--- Begin Exercise material ---

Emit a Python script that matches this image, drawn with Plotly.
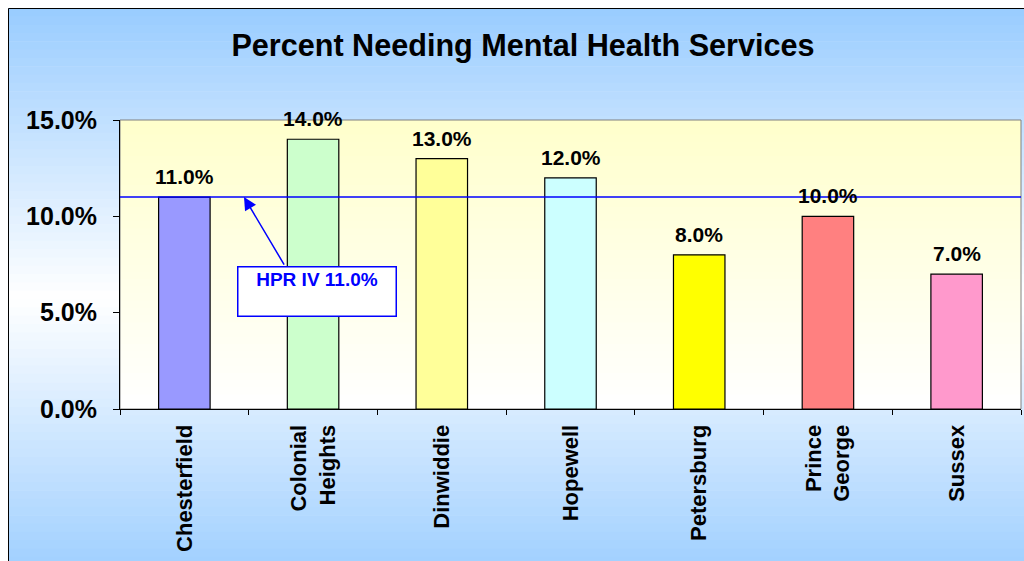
"""
Percent Needing Mental Health Services - bar chart with HPR IV reference line
"""
import plotly.graph_objects as go

# Data
localities = ['Chesterfield', 'Colonial<br>Heights', 'Dinwiddie', 'Hopewell',
              'Petersburg', 'Prince<br>George', 'Sussex']
percent_needing = [11.0, 14.0, 13.0, 12.0, 8.0, 10.0, 7.0]
bar_colors = ['#9999ff', '#ccffcc', '#ffff99', '#ccffff',
              '#ffff00', '#ff8080', '#ff99cc']
hpr_value = 11.0
y_ticks = [0, 5, 10, 15]
y_tick_labels = ['0.0%', '5.0%', '10.0%', '15.0%']

# Page geometry (pixels)
W, H = 1024, 561
L, R, T, B = 120, 3, 120, 152
PW, PH = W - L - R, H - T - B
FONT = 'Liberation Sans, Arial, sans-serif'


def px_x(px):
    return (px - L) / PW


def px_y(py):
    return (H - B - py) / PH


def lerp(c1, c2, t):
    c = [round(a + (b - a) * t) for a, b in zip(c1, c2)]
    return 'rgb({},{},{})'.format(*c)


shapes = []

# Fond du graphique : dégradé bleu -> blanc -> bleu
top, bottom, centre = 8, 590, 298
n = 70
step = (bottom - top) / n
for i in range(n):
    y0 = top + i * step
    y1 = y0 + step + 0.6
    t = min(abs((y0 + step / 2) - centre) / (centre - top), 1)
    shapes.append(dict(type='rect', xref='paper', yref='paper', layer='below',
                       x0=px_x(8), x1=px_x(1040), y0=px_y(y0), y1=px_y(y1),
                       line=dict(width=0),
                       fillcolor=lerp((255, 255, 255), (153, 204, 255), t)))

# Zone de tracé : dégradé jaune pâle -> blanc
n2 = 40
for i in range(n2):
    t = i / (n2 - 1)
    shapes.append(dict(type='rect', xref='x domain', yref='y domain', layer='below',
                       x0=0, x1=1, y0=1 - (i + 1) / n2 - 0.003, y1=1 - i / n2,
                       line=dict(width=0),
                       fillcolor=lerp((255, 255, 204), (255, 255, 255), t)))

# Bordure de la zone de tracé
shapes.append(dict(type='rect', xref='x domain', yref='y domain', layer='below',
                   x0=0, x1=1, y0=0, y1=1, line=dict(color='#808080', width=1)))

# Bordure extérieure
shapes.append(dict(type='rect', xref='paper', yref='paper', layer='below',
                   x0=px_x(8.5), x1=px_x(1060), y0=px_y(8.5), y1=px_y(620),
                   line=dict(color='black', width=1)))

# Ligne HPR IV
shapes.append(dict(type='line', xref='x domain', yref='y', layer='above',
                   x0=0, x1=1, y0=hpr_value, y1=hpr_value,
                   line=dict(color='#0000ff', width=1.5)))

fig = go.Figure()

fig.add_trace(go.Bar(
    x=localities,
    y=percent_needing,
    width=0.4,
    marker=dict(color=bar_colors, line=dict(color='black', width=1.2)),
    hoverinfo='x+y'
))

annotations = []

# Étiquettes de données
for loc, val in zip(localities, percent_needing):
    annotations.append(dict(
        x=loc, y=val, xref='x', yref='y', text=f'{val:.1f}%',
        showarrow=False, yanchor='bottom', yshift=7,
        font=dict(family=FONT, size=21, color='black', weight='bold')
    ))

# Flèche vers la ligne HPR
annotations.append(dict(
    x=px_x(244), y=hpr_value, xref='paper', yref='y', text='',
    showarrow=True, arrowhead=2, arrowsize=1.7, arrowwidth=1.5,
    arrowcolor='#0000ff', ax=41, ay=69, standoff=0
))

# Boîte HPR IV
annotations.append(dict(
    x=px_x(317), y=px_y(291.5), xref='paper', yref='paper',
    xanchor='center', yanchor='middle',
    text='HPR IV 11.0%', showarrow=False,
    width=155, height=46, valign='top', borderpad=1,
    bgcolor='white', bordercolor='#0000ff', borderwidth=1.5,
    font=dict(family=FONT, size=19, color='#0000ff', weight='bold')
))

fig.update_layout(
    width=W,
    height=H,
    margin=dict(l=L, r=R, t=T, b=B, pad=0),
    paper_bgcolor='white',
    plot_bgcolor='rgba(0,0,0,0)',
    title=dict(text='Percent Needing Mental Health Services',
               x=523 / W, xref='container', xanchor='center',
               y=1 - 45 / H, yref='container', yanchor='middle',
               font=dict(family=FONT, size=30.6, color='black', weight='bold')),
    xaxis=dict(
        showline=True, linecolor='black', linewidth=1,
        ticks='outside', ticklen=5, tickcolor='black', tickson='boundaries',
        tickangle=-90, showgrid=False,
        tickfont=dict(family=FONT, size=22, color='black', weight='bold'),
        ticklabelstandoff=6
    ),
    yaxis=dict(
        range=[0, 15], tickvals=y_ticks, ticktext=y_tick_labels,
        showline=True, linecolor='black', linewidth=1,
        ticks='outside', ticklen=6, tickcolor='black',
        showgrid=False, zeroline=False,
        tickfont=dict(family=FONT, size=25, color='black', weight='bold'),
        ticklabelstandoff=11
    ),
    shapes=shapes,
    annotations=annotations,
    showlegend=False,
    bargap=0.6
)

fig.write_html("out.html", config={'displayModeBar': False},
               post_script="document.body.style.margin='0';")
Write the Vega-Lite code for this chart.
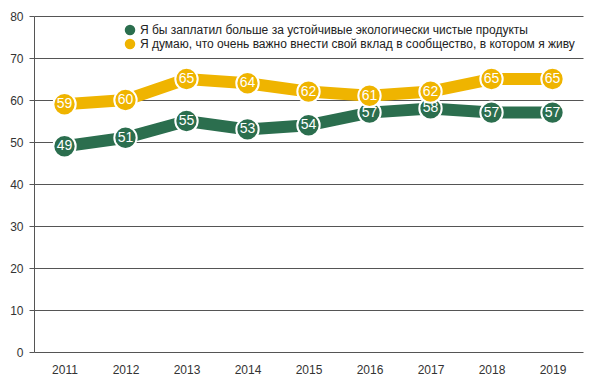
{
  "$schema": "https://vega.github.io/schema/vega-lite/v6.json",
  "width": 549,
  "height": 336,
  "autosize": {"type": "none"},
  "padding": {"left": 34, "top": 16, "right": 11, "bottom": 32},
  "background": "white",
  "config": {
    "font": "Liberation Sans",
    "view": {"stroke": null}
  },
  "data": {
    "values": [
      {"year": "2011", "series": "Я бы заплатил больше за устойчивые экологически чистые продукты", "value": 49},
      {"year": "2012", "series": "Я бы заплатил больше за устойчивые экологически чистые продукты", "value": 51},
      {"year": "2013", "series": "Я бы заплатил больше за устойчивые экологически чистые продукты", "value": 55},
      {"year": "2014", "series": "Я бы заплатил больше за устойчивые экологически чистые продукты", "value": 53},
      {"year": "2015", "series": "Я бы заплатил больше за устойчивые экологически чистые продукты", "value": 54},
      {"year": "2016", "series": "Я бы заплатил больше за устойчивые экологически чистые продукты", "value": 57},
      {"year": "2017", "series": "Я бы заплатил больше за устойчивые экологически чистые продукты", "value": 58},
      {"year": "2018", "series": "Я бы заплатил больше за устойчивые экологически чистые продукты", "value": 57},
      {"year": "2019", "series": "Я бы заплатил больше за устойчивые экологически чистые продукты", "value": 57},
      {"year": "2011", "series": "Я думаю, что очень важно внести свой вклад в сообщество, в котором я живу", "value": 59},
      {"year": "2012", "series": "Я думаю, что очень важно внести свой вклад в сообщество, в котором я живу", "value": 60},
      {"year": "2013", "series": "Я думаю, что очень важно внести свой вклад в сообщество, в котором я живу", "value": 65},
      {"year": "2014", "series": "Я думаю, что очень важно внести свой вклад в сообщество, в котором я живу", "value": 64},
      {"year": "2015", "series": "Я думаю, что очень важно внести свой вклад в сообщество, в котором я живу", "value": 62},
      {"year": "2016", "series": "Я думаю, что очень важно внести свой вклад в сообщество, в котором я живу", "value": 61},
      {"year": "2017", "series": "Я думаю, что очень важно внести свой вклад в сообщество, в котором я живу", "value": 62},
      {"year": "2018", "series": "Я думаю, что очень важно внести свой вклад в сообщество, в котором я живу", "value": 65},
      {"year": "2019", "series": "Я думаю, что очень важно внести свой вклад в сообщество, в котором я живу", "value": 65}
    ]
  },
  "encoding": {
    "x": {
      "field": "year", "type": "ordinal", "title": null,
      "scale": {"type": "point", "padding": 0.5},
      "axis": {"labelAngle": 0, "domain": false, "ticks": false, "grid": false, "labelFontSize": 12, "labelColor": "#333", "labelPadding": 12}
    },
    "y": {
      "field": "value", "type": "quantitative", "title": null,
      "scale": {"domain": [0, 80], "nice": false},
      "axis": {"values": [0,10,20,30,40,50,60,70,80], "grid": true, "gridColor": "#555", "gridWidth": 1, "domain": true, "domainColor": "#555", "tickColor": "#555", "tickSize": 5, "labelFontSize": 12, "labelColor": "#333", "labelPadding": 6}
    },
    "color": {
      "field": "series", "type": "nominal",
      "scale": {
        "domain": ["Я бы заплатил больше за устойчивые экологически чистые продукты", "Я думаю, что очень важно внести свой вклад в сообщество, в котором я живу"],
        "range": ["#2b6e4e", "#efb400"]
      },
      "legend": {"title": null, "orient": "none", "legendX": 90, "legendY": 8, "symbolType": "circle", "symbolSize": 110, "symbolStrokeWidth": 0, "labelFontSize": 12, "labelColor": "#222", "rowPadding": 2, "labelLimit": 600, "symbolOpacity": 1}
    }
  },
  "layer": [
    {"mark": {"type": "line", "strokeWidth": 12}},
    {"mark": {"type": "point", "filled": true, "size": 500, "stroke": "white", "strokeWidth": 2, "opacity": 1}},
    {"mark": {"type": "text", "color": "white", "fontSize": 14, "baseline": "middle", "align": "center"}, "encoding": {"text": {"field": "value"}, "color": {"value": "white"}}}
  ]
}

--- End Exercise material ---

* Task to complete: Please take the lines from the beginning of the data above through the line holding "import plotly.graph_objects as go" and transcribe them exactly, without any pictures.

* Result:
Emit a Python script that matches this image, drawn with Plotly.
"""
Percent Needing Mental Health Services - bar chart with HPR IV reference line
"""
import plotly.graph_objects as go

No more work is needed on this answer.